All of those attempts to enforce difference, however, must be viewed alongside the equally real overlap, sometimes identity, between Daoism and other traditions. Records compiled by the state detailing the official titles bestowed on gods prove that the gods of the popular tradition and the gods of Daoism often supported each other and coalesced or, at other times, competed in ways that the Daoist church could not control. Ethnographies about modern village life show how all the various religious personnel cooperate to allow for coexistence; in some celebrations they forge an arrangement that allows Daoist priests to officiate at the esoteric rituals performed in the interior of the temple, while mediums enter into trance among the crowds in the outer courtyard.

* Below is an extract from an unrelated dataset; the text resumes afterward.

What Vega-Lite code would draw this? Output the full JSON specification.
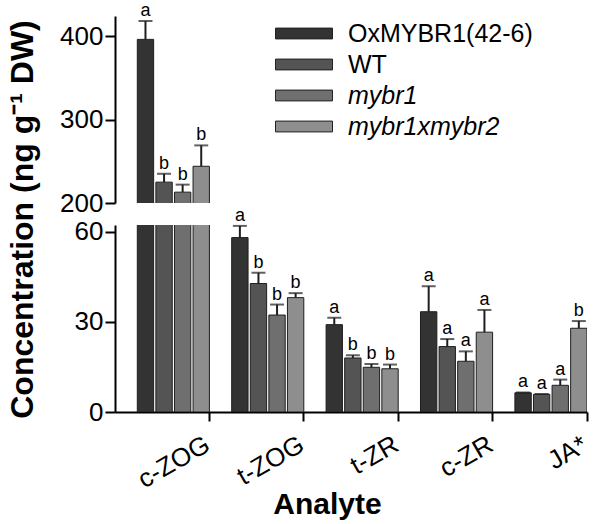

In imperial times the highest echelons of the Daoist and Buddhist priesthoods were capable of viewing their roles as complementary to each other and as necessarily subservient to the state. The government mandated the establishment in each province of temples belonging to both religions; it exercised the right to accept or reject the definition of each religion’s canon of sacred books; and it sponsored ceremonial debates between leading exponents of the two churches in which victory most often led to coexistence with, rather than the destruction of, the losing party.

 

Notes and References

(1) For three views on the subject, see Kristofer Schipper, “Purity and Strangers: Shifting Boundaries in Medieval Taoism,” T’oung Pao 80 (1994): 61-81; Rolf A. Stein, “Religious Taoism and Popular Religion from the Second to Seventh Centuries,” in Facets of Taoism, ed. Holmes Welch and Anna Seidel (New Haven: Yale University Press, 1979), pp. 53- 81; and Michel Strickmann, “History, Anthropology, and Chinese Religion,” Harvard Journal of Asiatic Studies 40.1 (June 1980): 201-48.